▶ What to produce
Return all of the data exactly, with nothing left out but the pictures.

▶ Task input
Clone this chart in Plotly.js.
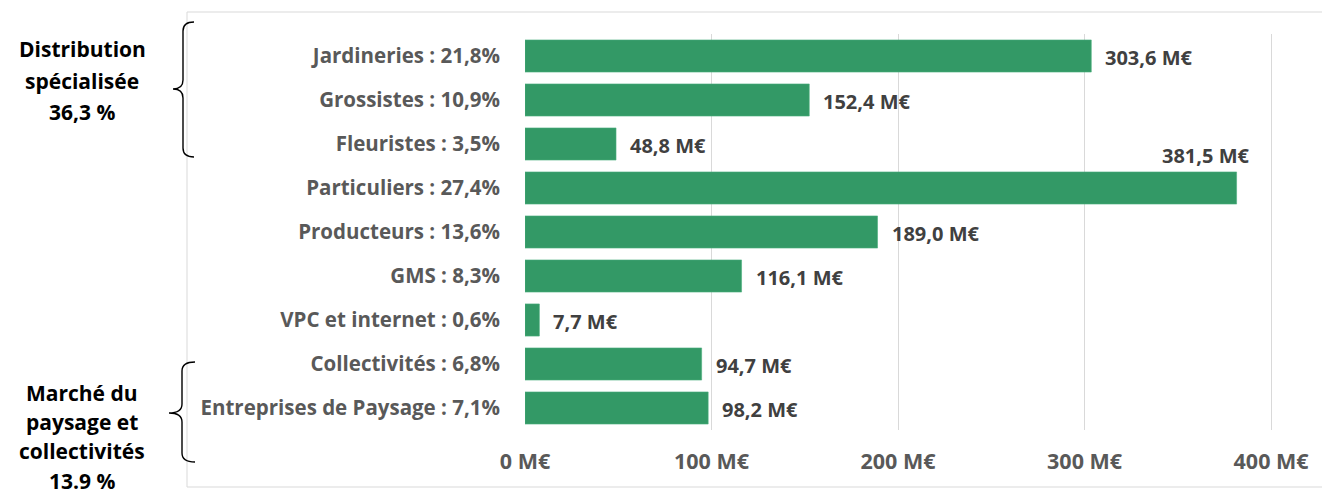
<!DOCTYPE html>
<html><head><meta charset="utf-8">
<script src="https://cdn.plot.ly/plotly-3.0.1.min.js"></script>
<style>html,body{margin:0;padding:0;background:#fff;}#c{width:1322px;height:495px;}</style>
</head><body><div id="c"></div>
<script>
const categories = ["Jardineries : 21,8%","Grossistes : 10,9%","Fleuristes : 3,5%","Particuliers : 27,4%","Producteurs : 13,6%","GMS : 8,3%","VPC et internet : 0,6%","Collectivités : 6,8%","Entreprises de Paysage : 7,1%"];
const values = [303.6, 152.4, 48.8, 381.5, 189.0, 116.1, 7.7, 94.7, 98.2];
const valueLabels = ["303,6 M€","152,4 M€","48,8 M€","381,5 M€","189,0 M€","116,1 M€","7,7 M€","94,7 M€","98,2 M€"];
const xTicks = [0, 100, 200, 300, 400];
const xTickLabels = ["0 M€","100 M€","200 M€","300 M€","400 M€"];
const group1Lines = ["Distribution", "spécialisée", "36,3 %"];
const group2Lines = ["Marché du", "paysage et", "collectivités", "13.9 %"];

const W = 1322, H = 495;
const L = 525, R = 47, T = 34, B = 65;
const pw = W - L - R, ph = H - T - B;
const px = v => (v - L) / pw;
const py = v => (H - B - v) / ph;
const FONT = "'Open Sans', sans-serif";

const annotations = values.map((v, i) => {
  const top = categories[i].startsWith("Particuliers");
  return {
    x: v, y: categories[i], xref: 'x', yref: 'y',
    text: valueLabels[i], showarrow: false,
    xanchor: top ? 'right' : 'left', yanchor: 'middle',
    xshift: top ? 14 : 12, yshift: top ? 33 : -1,
    font: {family: FONT, size: 20, color: '#404040', weight: 700}
  };
});
function groupLines(lines, centerY0, step) {
  lines.forEach((t, k) => annotations.push({
    x: px(82), y: py(centerY0 + k * step), xref: 'paper', yref: 'paper', text: t, showarrow: false,
    xanchor: 'center', yanchor: 'middle', font: {family: FONT, size: 21, color: '#000', weight: 700}
  }));
}
groupLines(group1Lines, 49, 31.5);
groupLines(group2Lines, 393, 29.2);

function brace(x0, xs, xt, y0, y1, ym) {
  const r = 9;
  const P = (x, y) => px(x) + ',' + py(y);
  return 'M' + P(x0, y0) + ' Q' + P(xs, y0) + ' ' + P(xs, y0 + r) +
    ' L' + P(xs, ym - r) + ' Q' + P(xs, ym) + ' ' + P(xt, ym) +
    ' Q' + P(xs, ym) + ' ' + P(xs, ym + r) +
    ' L' + P(xs, y1 - r) + ' Q' + P(xs, y1) + ' ' + P(x0, y1);
}

const shapes = [
  {type: 'rect', xref: 'paper', yref: 'paper', x0: px(187), x1: px(1340), y0: py(487), y1: py(12),
   line: {color: '#d9d9d9', width: 1}, layer: 'below'},
  {type: 'path', xref: 'paper', yref: 'paper', path: brace(194, 183, 173, 22, 157, 89), line: {color: '#000', width: 1.4}},
  {type: 'path', xref: 'paper', yref: 'paper', path: brace(195, 182, 169, 362, 462, 413), line: {color: '#000', width: 1.4}}
];

Plotly.newPlot('c', [{
  type: 'bar', orientation: 'h', x: values, y: categories,
  marker: {color: '#339966', line: {color: '#4caf7d', width: 0.6}},
  hoverinfo: 'none'
}], {
  width: W, height: H,
  margin: {l: L, r: R, t: T, b: B, pad: 0},
  paper_bgcolor: '#fff', plot_bgcolor: '#fff',
  bargap: 0.27, showlegend: false,
  font: {family: FONT},
  xaxis: {range: [0, 402.1], tickvals: xTicks, ticktext: xTickLabels, showgrid: true, gridcolor: '#d9d9d9', gridwidth: 1,
    zeroline: false, showline: false, ticks: '', ticklabelstandoff: 16,
    tickfont: {family: FONT, size: 21.5, color: '#595959', weight: 700}, fixedrange: true},
  yaxis: {type: 'category', autorange: 'reversed', showgrid: false, zeroline: false, showline: false, ticks: '',
    ticklabelstandoff: 24, tickfont: {family: FONT, size: 20.5, color: '#595959', weight: 700}, fixedrange: true},
  annotations: annotations, shapes: shapes
}, {staticPlot: true});
</script></body></html>
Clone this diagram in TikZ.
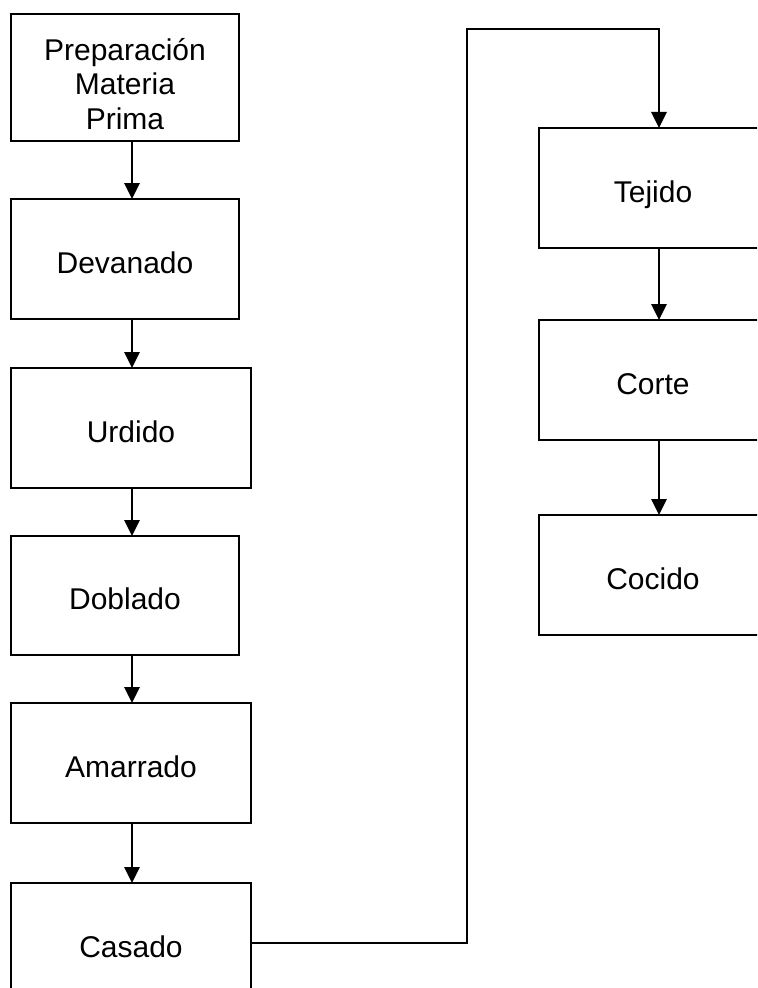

▶ The reply
Clone this chart in Plotly.js.
<!DOCTYPE html>
<html><head><meta charset="utf-8">
<script src="https://cdn.plot.ly/plotly-3.0.1.min.js"></script>
<style>html,body{margin:0;padding:0;background:#fff;}#c{width:1322px;height:495px;}</style>
</head><body><div id="c"></div>
<script>
const categories = ["Jardineries : 21,8%","Grossistes : 10,9%","Fleuristes : 3,5%","Particuliers : 27,4%","Producteurs : 13,6%","GMS : 8,3%","VPC et internet : 0,6%","Collectivités : 6,8%","Entreprises de Paysage : 7,1%"];
const values = [303.6, 152.4, 48.8, 381.5, 189.0, 116.1, 7.7, 94.7, 98.2];
const valueLabels = ["303,6 M€","152,4 M€","48,8 M€","381,5 M€","189,0 M€","116,1 M€","7,7 M€","94,7 M€","98,2 M€"];
const xTicks = [0, 100, 200, 300, 400];
const xTickLabels = ["0 M€","100 M€","200 M€","300 M€","400 M€"];
const group1Lines = ["Distribution", "spécialisée", "36,3 %"];
const group2Lines = ["Marché du", "paysage et", "collectivités", "13.9 %"];

const W = 1322, H = 495;
const L = 525, R = 47, T = 34, B = 65;
const pw = W - L - R, ph = H - T - B;
const px = v => (v - L) / pw;
const py = v => (H - B - v) / ph;
const FONT = "'Open Sans', sans-serif";

const annotations = values.map((v, i) => {
  const top = categories[i].startsWith("Particuliers");
  return {
    x: v, y: categories[i], xref: 'x', yref: 'y',
    text: valueLabels[i], showarrow: false,
    xanchor: top ? 'right' : 'left', yanchor: 'middle',
    xshift: top ? 14 : 12, yshift: top ? 33 : -1,
    font: {family: FONT, size: 20, color: '#404040', weight: 700}
  };
});
function groupLines(lines, centerY0, step) {
  lines.forEach((t, k) => annotations.push({
    x: px(82), y: py(centerY0 + k * step), xref: 'paper', yref: 'paper', text: t, showarrow: false,
    xanchor: 'center', yanchor: 'middle', font: {family: FONT, size: 21, color: '#000', weight: 700}
  }));
}
groupLines(group1Lines, 49, 31.5);
groupLines(group2Lines, 393, 29.2);

function brace(x0, xs, xt, y0, y1, ym) {
  const r = 9;
  const P = (x, y) => px(x) + ',' + py(y);
  return 'M' + P(x0, y0) + ' Q' + P(xs, y0) + ' ' + P(xs, y0 + r) +
    ' L' + P(xs, ym - r) + ' Q' + P(xs, ym) + ' ' + P(xt, ym) +
    ' Q' + P(xs, ym) + ' ' + P(xs, ym + r) +
    ' L' + P(xs, y1 - r) + ' Q' + P(xs, y1) + ' ' + P(x0, y1);
}

const shapes = [
  {type: 'rect', xref: 'paper', yref: 'paper', x0: px(187), x1: px(1340), y0: py(487), y1: py(12),
   line: {color: '#d9d9d9', width: 1}, layer: 'below'},
  {type: 'path', xref: 'paper', yref: 'paper', path: brace(194, 183, 173, 22, 157, 89), line: {color: '#000', width: 1.4}},
  {type: 'path', xref: 'paper', yref: 'paper', path: brace(195, 182, 169, 362, 462, 413), line: {color: '#000', width: 1.4}}
];

Plotly.newPlot('c', [{
  type: 'bar', orientation: 'h', x: values, y: categories,
  marker: {color: '#339966', line: {color: '#4caf7d', width: 0.6}},
  hoverinfo: 'none'
}], {
  width: W, height: H,
  margin: {l: L, r: R, t: T, b: B, pad: 0},
  paper_bgcolor: '#fff', plot_bgcolor: '#fff',
  bargap: 0.27, showlegend: false,
  font: {family: FONT},
  xaxis: {range: [0, 402.1], tickvals: xTicks, ticktext: xTickLabels, showgrid: true, gridcolor: '#d9d9d9', gridwidth: 1,
    zeroline: false, showline: false, ticks: '', ticklabelstandoff: 16,
    tickfont: {family: FONT, size: 21.5, color: '#595959', weight: 700}, fixedrange: true},
  yaxis: {type: 'category', autorange: 'reversed', showgrid: false, zeroline: false, showline: false, ticks: '',
    ticklabelstandoff: 24, tickfont: {family: FONT, size: 20.5, color: '#595959', weight: 700}, fixedrange: true},
  annotations: annotations, shapes: shapes
}, {staticPlot: true});
</script></body></html>
Clone this diagram in TikZ.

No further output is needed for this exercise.